Third, no one can dispute his sense of style. His memoirs will be read as literature so long as the French language is appreciated, and his speeches had a power which was sometimes prophetic. It is told that, when Charles de Gaulle came to London, to Downing Street, in June of 1940, Winston Churchill, with his customary percipience, said, "Here comes the Constable of France". The Constable of France in the Middle Ages was the champion of the French King, and as such, the upholder of national honour.

That, I believe, is how Charles de Gaulle would wish to be remembered, and that is how he deserves to be remembered. The honour of a great nation like France touches us all, and de Gaulle was a great European figure who stood at the heart of the crises of our age. He was the last of the dominant political figures of the world's most terrible war, and his record is enduring proof of the power and the strength of the individual man to defy and sometimes to turn the tides of history.

Mr. Turton

May I, as one who, in age, was rather closer to General de Gaulle than most right hon. and hon. Members, add a word or two? The first mention that I heard of General de Gaulle was when I was serving under General Martel, who was the commander of the 50th Division and was the greatest armoured expert in Britain. He used to talk of "this Charles de Gaulle" he used to write to, who in his view was the greatest exponent of the tactics of armoured formations then in the whole of Europe. At that time, or shortly after, we witnessed a loss of spirit of France, and those of us who came across the Channel in 1940 felt that that great France had been destroyed in its spirit and its soul. A few months later, at Bir Hacheim, when the Free French were fighting side by side with the 50th Northumberland Division, we realised that a transformation had been achieved by one man.

I should like to remind the House of what General de Gaulle wrote at the close of the first volume of his memoirs. This gives an indication of the inspiration: Poring over the gulf into which the country has fallen, I am her son, calling, holding a light for her, showing her the way of rescue. Many people have joined us already; others will come, I am sure. I can hear France now answering me. In the depths of the abyss, she is rising up again, she is on the march, she is climbing the slope. Our mother, such as we are, we are here to serve you. Those are great and noble words and they describe the inspiration of the man we mourn today.

My right hon. Friend the Prime Minister has mentioned the divergencies between policies of successive British Governments and General de Gaulle. I think that there is a little misunderstanding. General de Gaulle was always an admirer and friend of Britain. He always felt that Britain, with her triple rôle as a bridge across the Atlantic, as the leader of a great maritime, multi-racial Commonwealth, and as an ally of Western Europe, would not make a good member of the European Economic Community, nor of his conception of one Europe, stretching from the Atlantic to the Urals. I perhaps understand that view, because I share it.
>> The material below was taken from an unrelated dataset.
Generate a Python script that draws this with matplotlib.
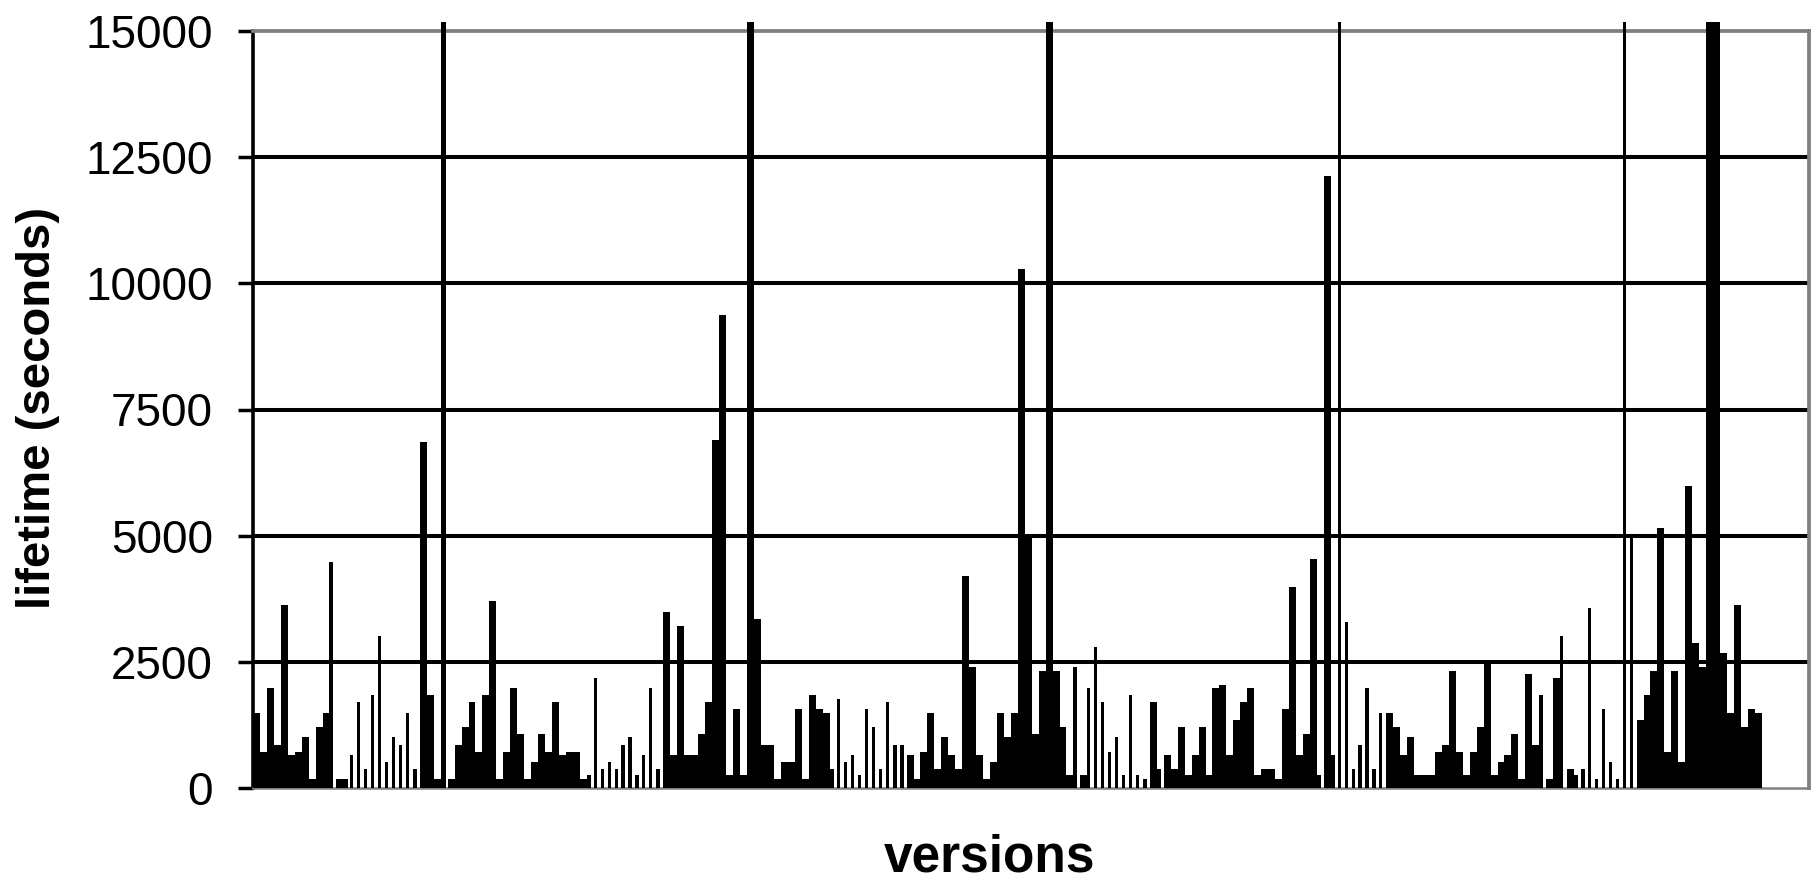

The Prime Minister and the Leader of the Opposition have both mentioned the speech that the General made and which we all heard just 10 years ago in Westminster Hall. Surely that gave a measure of his affection and admiration for this country. He ended that speech with these words: I declare, at this very important juncture, France feels herself shoulder to shoulder with Britain. What other countries have as much as ours, and, over and above their divergencies, such similar aims? What peoples know better than France and Great Britain that nothing will save the world except just those qualities of which they are, par excellence, capable: wisdom and resolution? It is appropriate that this great leader has died just at a time when we are all here commemorating the fallen in two World Wars. We mourn him as a great soldier, as the architect of the French revival and as a Friend and admirer of Britain.